# Requirements
Output the material below unchanged, apart from leaving out the pictures.
-- start of Supplied material --
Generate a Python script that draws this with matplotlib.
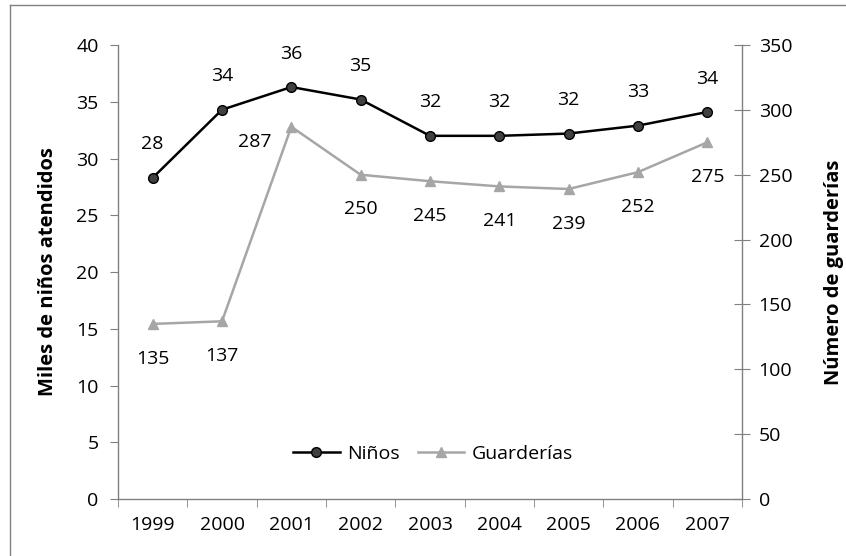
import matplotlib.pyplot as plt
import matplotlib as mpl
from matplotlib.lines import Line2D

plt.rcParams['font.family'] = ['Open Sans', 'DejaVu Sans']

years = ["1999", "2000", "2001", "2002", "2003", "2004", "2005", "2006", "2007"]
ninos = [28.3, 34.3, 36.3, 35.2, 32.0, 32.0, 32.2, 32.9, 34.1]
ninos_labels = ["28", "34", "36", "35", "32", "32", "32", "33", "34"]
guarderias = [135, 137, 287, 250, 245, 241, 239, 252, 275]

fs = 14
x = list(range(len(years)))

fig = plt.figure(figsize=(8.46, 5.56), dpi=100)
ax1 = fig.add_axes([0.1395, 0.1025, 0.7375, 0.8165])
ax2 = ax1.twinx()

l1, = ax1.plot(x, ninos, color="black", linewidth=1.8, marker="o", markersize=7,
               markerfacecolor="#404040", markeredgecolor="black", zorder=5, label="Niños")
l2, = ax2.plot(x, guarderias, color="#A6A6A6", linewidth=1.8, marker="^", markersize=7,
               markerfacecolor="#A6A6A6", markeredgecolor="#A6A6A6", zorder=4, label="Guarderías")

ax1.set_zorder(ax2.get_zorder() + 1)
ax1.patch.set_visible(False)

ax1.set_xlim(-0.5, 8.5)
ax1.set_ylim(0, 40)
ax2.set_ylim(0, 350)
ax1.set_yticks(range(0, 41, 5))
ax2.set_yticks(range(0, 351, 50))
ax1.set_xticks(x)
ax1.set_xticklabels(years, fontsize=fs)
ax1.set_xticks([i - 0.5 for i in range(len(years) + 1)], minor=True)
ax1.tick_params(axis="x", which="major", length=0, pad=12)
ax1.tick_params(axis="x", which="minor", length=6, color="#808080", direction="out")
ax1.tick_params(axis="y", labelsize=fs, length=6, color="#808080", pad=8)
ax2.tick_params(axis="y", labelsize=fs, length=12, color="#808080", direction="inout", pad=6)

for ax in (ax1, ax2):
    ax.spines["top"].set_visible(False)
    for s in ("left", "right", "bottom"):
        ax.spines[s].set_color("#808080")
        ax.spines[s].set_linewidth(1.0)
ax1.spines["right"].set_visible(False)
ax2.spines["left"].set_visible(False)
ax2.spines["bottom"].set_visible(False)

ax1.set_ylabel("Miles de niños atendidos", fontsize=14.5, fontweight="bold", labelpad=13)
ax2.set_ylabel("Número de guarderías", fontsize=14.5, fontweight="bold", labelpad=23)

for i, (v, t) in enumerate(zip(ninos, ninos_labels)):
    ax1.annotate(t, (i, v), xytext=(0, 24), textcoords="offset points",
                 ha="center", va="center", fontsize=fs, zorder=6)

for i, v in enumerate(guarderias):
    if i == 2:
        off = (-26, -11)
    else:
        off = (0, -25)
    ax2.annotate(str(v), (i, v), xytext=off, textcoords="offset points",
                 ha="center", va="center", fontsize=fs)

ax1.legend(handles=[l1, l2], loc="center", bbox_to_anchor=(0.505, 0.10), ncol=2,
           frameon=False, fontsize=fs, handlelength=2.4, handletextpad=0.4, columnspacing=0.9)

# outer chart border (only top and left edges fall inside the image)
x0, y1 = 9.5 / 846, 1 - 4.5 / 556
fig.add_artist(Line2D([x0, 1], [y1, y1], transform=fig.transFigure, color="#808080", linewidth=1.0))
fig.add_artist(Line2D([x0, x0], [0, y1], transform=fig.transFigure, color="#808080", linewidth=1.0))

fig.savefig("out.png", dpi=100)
-- end of Supplied material --
# Response to the exercise
Generate a Python script that draws this with matplotlib.
import matplotlib.pyplot as plt
import matplotlib as mpl
from matplotlib.lines import Line2D

plt.rcParams['font.family'] = ['Open Sans', 'DejaVu Sans']

years = ["1999", "2000", "2001", "2002", "2003", "2004", "2005", "2006", "2007"]
ninos = [28.3, 34.3, 36.3, 35.2, 32.0, 32.0, 32.2, 32.9, 34.1]
ninos_labels = ["28", "34", "36", "35", "32", "32", "32", "33", "34"]
guarderias = [135, 137, 287, 250, 245, 241, 239, 252, 275]

fs = 14
x = list(range(len(years)))

fig = plt.figure(figsize=(8.46, 5.56), dpi=100)
ax1 = fig.add_axes([0.1395, 0.1025, 0.7375, 0.8165])
ax2 = ax1.twinx()

l1, = ax1.plot(x, ninos, color="black", linewidth=1.8, marker="o", markersize=7,
               markerfacecolor="#404040", markeredgecolor="black", zorder=5, label="Niños")
l2, = ax2.plot(x, guarderias, color="#A6A6A6", linewidth=1.8, marker="^", markersize=7,
               markerfacecolor="#A6A6A6", markeredgecolor="#A6A6A6", zorder=4, label="Guarderías")

ax1.set_zorder(ax2.get_zorder() + 1)
ax1.patch.set_visible(False)

ax1.set_xlim(-0.5, 8.5)
ax1.set_ylim(0, 40)
ax2.set_ylim(0, 350)
ax1.set_yticks(range(0, 41, 5))
ax2.set_yticks(range(0, 351, 50))
ax1.set_xticks(x)
ax1.set_xticklabels(years, fontsize=fs)
ax1.set_xticks([i - 0.5 for i in range(len(years) + 1)], minor=True)
ax1.tick_params(axis="x", which="major", length=0, pad=12)
ax1.tick_params(axis="x", which="minor", length=6, color="#808080", direction="out")
ax1.tick_params(axis="y", labelsize=fs, length=6, color="#808080", pad=8)
ax2.tick_params(axis="y", labelsize=fs, length=12, color="#808080", direction="inout", pad=6)

for ax in (ax1, ax2):
    ax.spines["top"].set_visible(False)
    for s in ("left", "right", "bottom"):
        ax.spines[s].set_color("#808080")
        ax.spines[s].set_linewidth(1.0)
ax1.spines["right"].set_visible(False)
ax2.spines["left"].set_visible(False)
ax2.spines["bottom"].set_visible(False)

ax1.set_ylabel("Miles de niños atendidos", fontsize=14.5, fontweight="bold", labelpad=13)
ax2.set_ylabel("Número de guarderías", fontsize=14.5, fontweight="bold", labelpad=23)

for i, (v, t) in enumerate(zip(ninos, ninos_labels)):
    ax1.annotate(t, (i, v), xytext=(0, 24), textcoords="offset points",
                 ha="center", va="center", fontsize=fs, zorder=6)

for i, v in enumerate(guarderias):
    if i == 2:
        off = (-26, -11)
    else:
        off = (0, -25)
    ax2.annotate(str(v), (i, v), xytext=off, textcoords="offset points",
                 ha="center", va="center", fontsize=fs)

ax1.legend(handles=[l1, l2], loc="center", bbox_to_anchor=(0.505, 0.10), ncol=2,
           frameon=False, fontsize=fs, handlelength=2.4, handletextpad=0.4, columnspacing=0.9)

# outer chart border (only top and left edges fall inside the image)
x0, y1 = 9.5 / 846, 1 - 4.5 / 556
fig.add_artist(Line2D([x0, 1], [y1, y1], transform=fig.transFigure, color="#808080", linewidth=1.0))
fig.add_artist(Line2D([x0, x0], [0, y1], transform=fig.transFigure, color="#808080", linewidth=1.0))

fig.savefig("out.png", dpi=100)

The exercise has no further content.